= Lavendon Abbey =

Premonstratensian abbey in Buckinghamshire, England

Lavendon Abbey was a Premonstratensian abbey near Lavendon in Buckinghamshire, England.

The abbey was established by John de Bidun between 1154 and 1158 and dedicated to John the Baptist. Bidun's donations to the abbey, together with those of Sibyl de Aungerville, Ranulf Earl of Chester, Ralf de Bray and Richard de Beauchamp, were confirmed by Henry III in 1227. At this point the abbey's possessions included the churches of Lavendon and Lathbury in Buckinghamshire, Wootton in Northamptonshire, Shelton in Bedfordshire and Stow Bedon, Kirby Bedon and Thompson in Norfolk.
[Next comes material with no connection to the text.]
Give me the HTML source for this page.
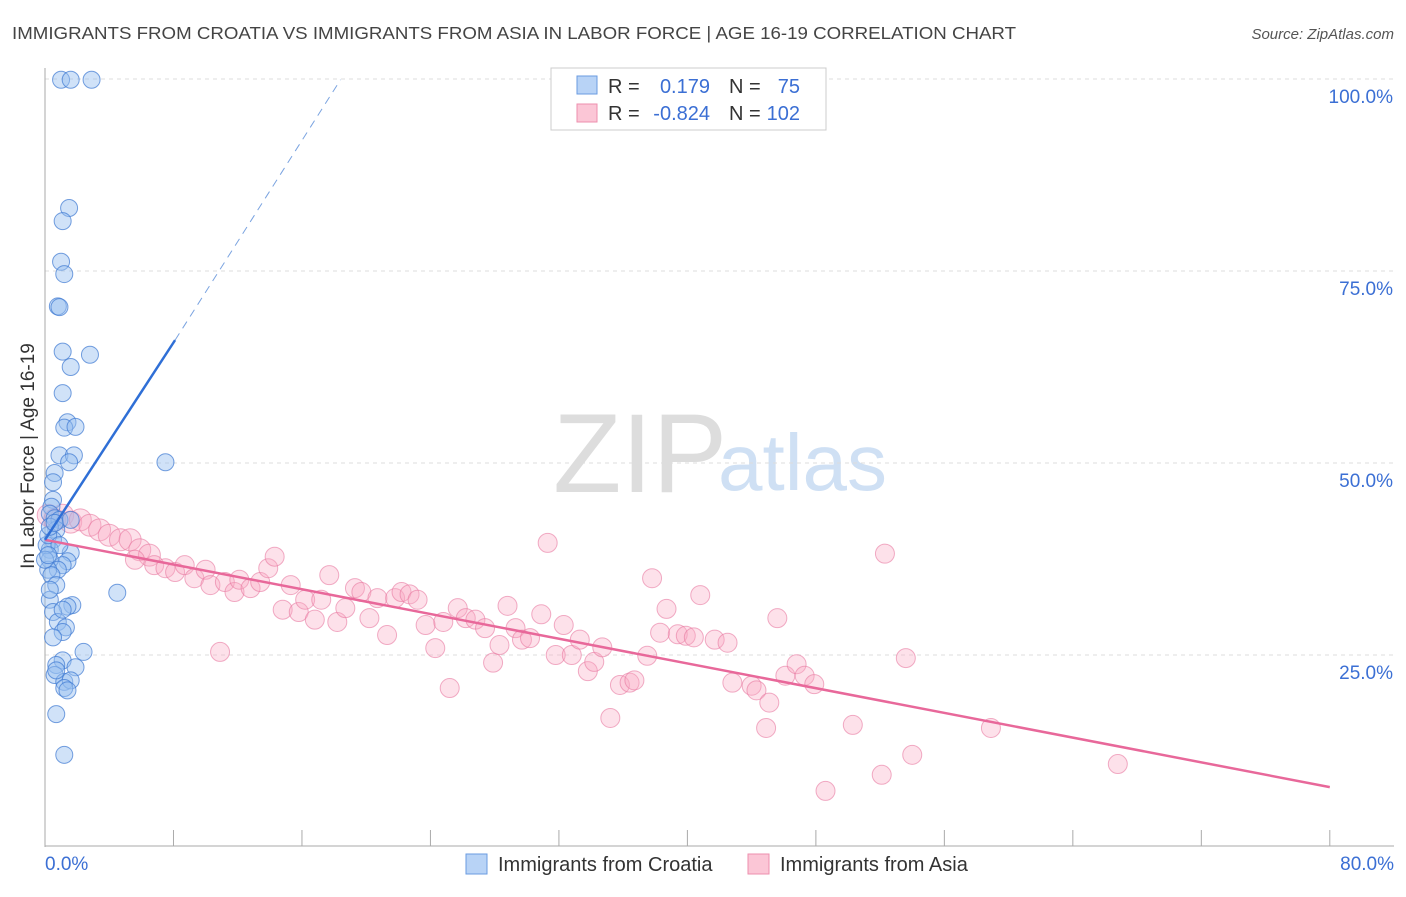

However, a succession of unsuccessful legal actions caused the abbey to lose control of all but Lavendon and Lathbury, though they later acquired the churches of Brayfield, Ashton and Shotteswell.

The abbey was suppressed in 1536, as part of the first phase of the Dissolution of the Monasteries. At this point the inhabitants comprised 11 canons (9 priests and 2 novices) and 20 servants; its revenues were estimated at £79 13s 8d. The last Abbot, William Gales, was granted a pension of £12.

Nothing is visible above ground of the original buildings of the abbey, but the surrounding earthworks, field system and the remains of two fish ponds are a scheduled monument.